赤松 去年、野党が「非実在児童ポルノ」という用語を再び使い始め、漫画やアニメを名指しして「子どもの尊厳を傷つける」とまで言って、表現規制側に舵を切ったと話題になりました。また海賊版問題では、漫画村の4~5倍の規模のサイトが出現し、電子版しか出せない漫画家の懐を直撃しています。このままでは若いクリエイターがみんな死んでしまう。もはや私が前面に立って対抗しなければ、後がないと思ったのがきっかけです。

 ちょうど先週(編集部注:インタビュー収録は2月2日)、『UQ HOLDER!』が完結し、別冊マガジンへの連載が終わったので、これからは本腰を入れて若いクリエイターを守ったり、表現の自由を守ったり、しないといけないなと思っています。しかし、創作活動は続けます。アシスタントもそのまま維持します。

 今後は政策や日本の問題点を漫画にしてTwitterで発信していきたいと考えています。政治家さんが漫画家に依頼してそうしたことをやるということは、まれにあるのですが、本人が描くということはありません。

 つまり、漫画は続けます。

政界進出後も日々の活動を漫画で表現していくという(『赤松健のほん』©赤松健)
政界進出後も日々の活動を漫画で表現していくという(『赤松健のほん』©赤松健)

――クリエイターとして政治家になるということでしょうか。

赤松 スタンド能力を維持したまま、政治活動をやるということです(笑)。心配したファンの皆さんから、「赤松先生、漫画を辞めてしまうんですか」と聞かれるのですが、ご安心ください。

――これからはまた忙しくなられるのですね。オフの時などはどのように過ごされているんですか。

赤松 私は古いものが好きで、レコードコレクターでもあります。特にジャズが好きです。また、レトロパソコンコレクターでもあるんです。世界最初のパーソナルコンピューター「Altair8800」(開発Micro Instrumentation and Telemetry Systems)とかを組んで、ゲームをやったりしています。また古い漫画が好きなこともあって、マンガ図書館Zをはじめたという経緯があります。

 休日は、今はありません(笑)

 しかし、『ラブひな』を連載していたころは“年休2日”だったので、それと比べれば休日はありますね。当時は2時間睡眠でした。(創作に必要なアイデアを考える余暇もないので)それまでの人生すべてを作品に出し切りました。
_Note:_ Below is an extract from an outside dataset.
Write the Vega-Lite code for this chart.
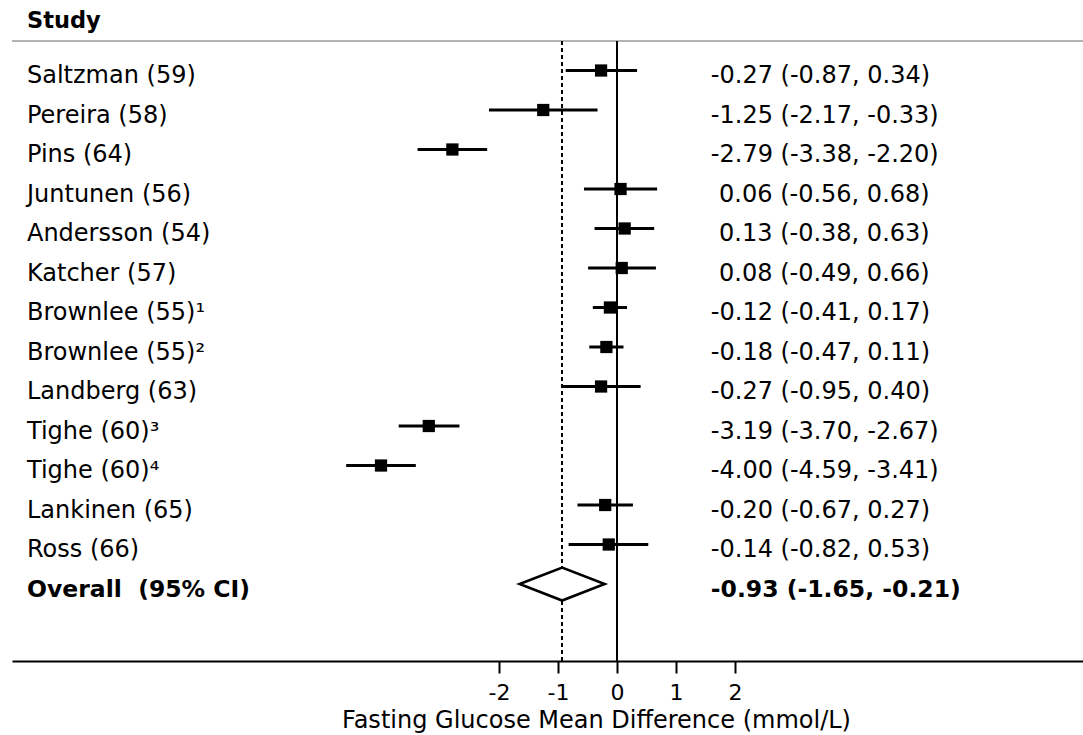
{
  "$schema": "https://vega.github.io/schema/vega-lite/v6.json",
  "width": 1071,
  "height": 661,
  "autosize": {"type": "none"},
  "padding": {"left": 12, "top": 0, "right": 0, "bottom": 74},
  "background": "white",
  "config": {"view": {"stroke": null}, "font": "DejaVu Sans"},
  "datasets": {
    "studies": [
      {"row": 1, "study": "Saltzman (59)", "est": -0.27, "lo": -0.87, "hi": 0.34, "ci": "-0.27 (-0.87, 0.34)"},
      {"row": 2, "study": "Pereira (58)", "est": -1.25, "lo": -2.17, "hi": -0.33, "ci": "-1.25 (-2.17, -0.33)"},
      {"row": 3, "study": "Pins (64)", "est": -2.79, "lo": -3.38, "hi": -2.20, "ci": "-2.79 (-3.38, -2.20)"},
      {"row": 4, "study": "Juntunen (56)", "est": 0.06, "lo": -0.56, "hi": 0.68, "ci": "0.06 (-0.56, 0.68)"},
      {"row": 5, "study": "Andersson (54)", "est": 0.13, "lo": -0.38, "hi": 0.63, "ci": "0.13 (-0.38, 0.63)"},
      {"row": 6, "study": "Katcher (57)", "est": 0.08, "lo": -0.49, "hi": 0.66, "ci": "0.08 (-0.49, 0.66)"},
      {"row": 7, "study": "Brownlee (55)¹", "est": -0.12, "lo": -0.41, "hi": 0.17, "ci": "-0.12 (-0.41, 0.17)"},
      {"row": 8, "study": "Brownlee (55)²", "est": -0.18, "lo": -0.47, "hi": 0.11, "ci": "-0.18 (-0.47, 0.11)"},
      {"row": 9, "study": "Landberg (63)", "est": -0.27, "lo": -0.95, "hi": 0.40, "ci": "-0.27 (-0.95, 0.40)"},
      {"row": 10, "study": "Tighe (60)³", "est": -3.19, "lo": -3.70, "hi": -2.67, "ci": "-3.19 (-3.70, -2.67)"},
      {"row": 11, "study": "Tighe (60)⁴", "est": -4.00, "lo": -4.59, "hi": -3.41, "ci": "-4.00 (-4.59, -3.41)"},
      {"row": 12, "study": "Lankinen (65)", "est": -0.20, "lo": -0.67, "hi": 0.27, "ci": "-0.20 (-0.67, 0.27)"},
      {"row": 13, "study": "Ross (66)", "est": -0.14, "lo": -0.82, "hi": 0.53, "ci": "-0.14 (-0.82, 0.53)"}
    ],
    "overall": [
      {"row": 14, "study": "Overall\u00a0 (95% CI)", "est": -0.93, "lo": -1.65, "hi": -0.21, "ci": "-0.93 (-1.65, -0.21)"}
    ],
    "header": [
      {"row": 0, "label": "Study"}
    ]
  },
  "data": {"name": "studies"},
  "encoding": {
    "x": {
      "type": "quantitative",
      "scale": {"domain": [-10.254, 7.898], "nice": false, "zero": false},
      "axis": {
        "values": [-2, -1, 0, 1, 2],
        "labelExpr": "'' + datum.value",
        "title": "Fasting Glucose Mean Difference (mmol/L)",
        "grid": false,
        "domainColor": "black",
        "domainWidth": 2,
        "tickColor": "black",
        "tickWidth": 2,
        "tickSize": 12,
        "labelFont": "DejaVu Sans",
        "labelFontSize": 22,
        "labelColor": "black",
        "labelBaseline": "alphabetic",
        "labelPadding": 26,
        "labelFlush": false,
        "labelOverlap": false,
        "titleFont": "DejaVu Sans",
        "titleFontSize": 24,
        "titleFontWeight": "normal",
        "titleColor": "black",
        "titleX": 584,
        "titleY": 66,
        "titleAlign": "center",
        "titleBaseline": "alphabetic"
      }
    },
    "y": {
      "type": "quantitative",
      "scale": {"domain": [-0.7848, 15.949], "reverse": true, "nice": false, "zero": false},
      "axis": null
    }
  },
  "layer": [
    {
      "mark": {"type": "rule", "stroke": "#b4b4b4", "strokeWidth": 2},
      "encoding": {"y": {"datum": 0.2532}, "x": {"datum": -10.254}, "x2": {"datum": 7.898}}
    },
    {
      "mark": {"type": "rule", "stroke": "black", "strokeWidth": 1.8},
      "encoding": {"x": {"datum": 0}, "y": {"datum": 0.2532}, "y2": {"datum": 15.949}}
    },
    {
      "mark": {"type": "rule", "stroke": "black", "strokeWidth": 1.4, "strokeDash": [4, 3]},
      "encoding": {"x": {"datum": -0.93}, "y": {"datum": 0.2532}, "y2": {"datum": 15.949}}
    },
    {
      "mark": {"type": "rule", "stroke": "black", "strokeWidth": 3.2},
      "encoding": {"x": {"field": "lo"}, "x2": {"field": "hi"}, "y": {"field": "row"}}
    },
    {
      "mark": {"type": "point", "shape": "square", "filled": true, "size": 150, "color": "black", "opacity": 1},
      "encoding": {"x": {"field": "est"}, "y": {"field": "row"}}
    },
    {
      "data": {"name": "overall"},
      "mark": {"type": "point", "shape": "M-1,0L0,-0.388L1,0L0,0.388Z", "size": 7225, "filled": false, "stroke": "black", "strokeWidth": 2.6, "fill": "white", "opacity": 1},
      "encoding": {"x": {"field": "est"}, "y": {"field": "row"}}
    },
    {
      "mark": {"type": "text", "align": "left", "baseline": "alphabetic", "dy": 12.5, "fontSize": 24, "font": "DejaVu Sans", "color": "black"},
      "encoding": {"x": {"datum": -10.0}, "y": {"field": "row"}, "text": {"field": "study"}}
    },
    {
      "transform": [{"filter": "datum.est < 0"}],
      "mark": {"type": "text", "align": "left", "baseline": "alphabetic", "dy": 12.5, "fontSize": 24, "font": "DejaVu Sans", "color": "black"},
      "encoding": {"x": {"datum": 1.59}, "y": {"field": "row"}, "text": {"field": "ci"}}
    },
    {
      "transform": [{"filter": "datum.est >= 0"}],
      "mark": {"type": "text", "align": "left", "baseline": "alphabetic", "dy": 12.5, "fontSize": 24, "font": "DejaVu Sans", "color": "black"},
      "encoding": {"x": {"datum": 1.73}, "y": {"field": "row"}, "text": {"field": "ci"}}
    },
    {
      "data": {"name": "overall"},
      "mark": {"type": "text", "align": "left", "baseline": "alphabetic", "dy": 13, "fontSize": 23.5, "fontWeight": "bold", "font": "DejaVu Sans", "color": "black"},
      "encoding": {"x": {"datum": -10.0}, "y": {"field": "row"}, "text": {"field": "study"}}
    },
    {
      "data": {"name": "overall"},
      "mark": {"type": "text", "align": "left", "baseline": "alphabetic", "dy": 13, "fontSize": 23.5, "fontWeight": "bold", "font": "DejaVu Sans", "color": "black"},
      "encoding": {"x": {"datum": 1.59}, "y": {"field": "row"}, "text": {"field": "ci"}}
    },
    {
      "data": {"name": "header"},
      "mark": {"type": "text", "align": "left", "baseline": "alphabetic", "dy": -3, "fontSize": 22.5, "fontWeight": "bold", "font": "DejaVu Sans", "color": "black"},
      "encoding": {"x": {"datum": -10.0}, "y": {"field": "row"}, "text": {"field": "label"}}
    }
  ]
}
 毎週18枚描いて、読者アンケートが低いと打ち切りです。まず締め切りに間に合わせるのが大変なのに、人気も求められてめちゃくちゃ大変でした。そうした経験を踏まえて、若いクリエイターの創作活動を邪魔しないために、だから私が今、政治活動をしていかなくてはならないのだと思っています。

(構成=T-PRESS編集部、取材協力=赤松健/漫画家)

●赤松健(あかまつ・けん)

中央大学在学中に第50回週刊少年マガジン新人漫画賞審査員特別賞を受賞し、漫画家デビュー。デビュー直後から講談社の少年向け漫画雑誌にて連載を続け、28年にわたり連載を継続。作品のほぼ全てがアニメ化されている。

国内外を合わせたコミック累計発行部数は5000万部を超える。内、約3割は海外での発行。世界各地で行われるブックフェアなどのイベントに招待されプレゼンテーションを行うなど、漫画・アニメを通じて日本のコンテンツの魅力を世界に発信している。

日本のクリエイターにしては珍しく著作権の分野に造詣が深く、政府や自民党の会議に有識者として参加してきた。東京大学、東京藝術大学、早稲田大学をはじめとする教育機関でのゲスト講義の経験も多い。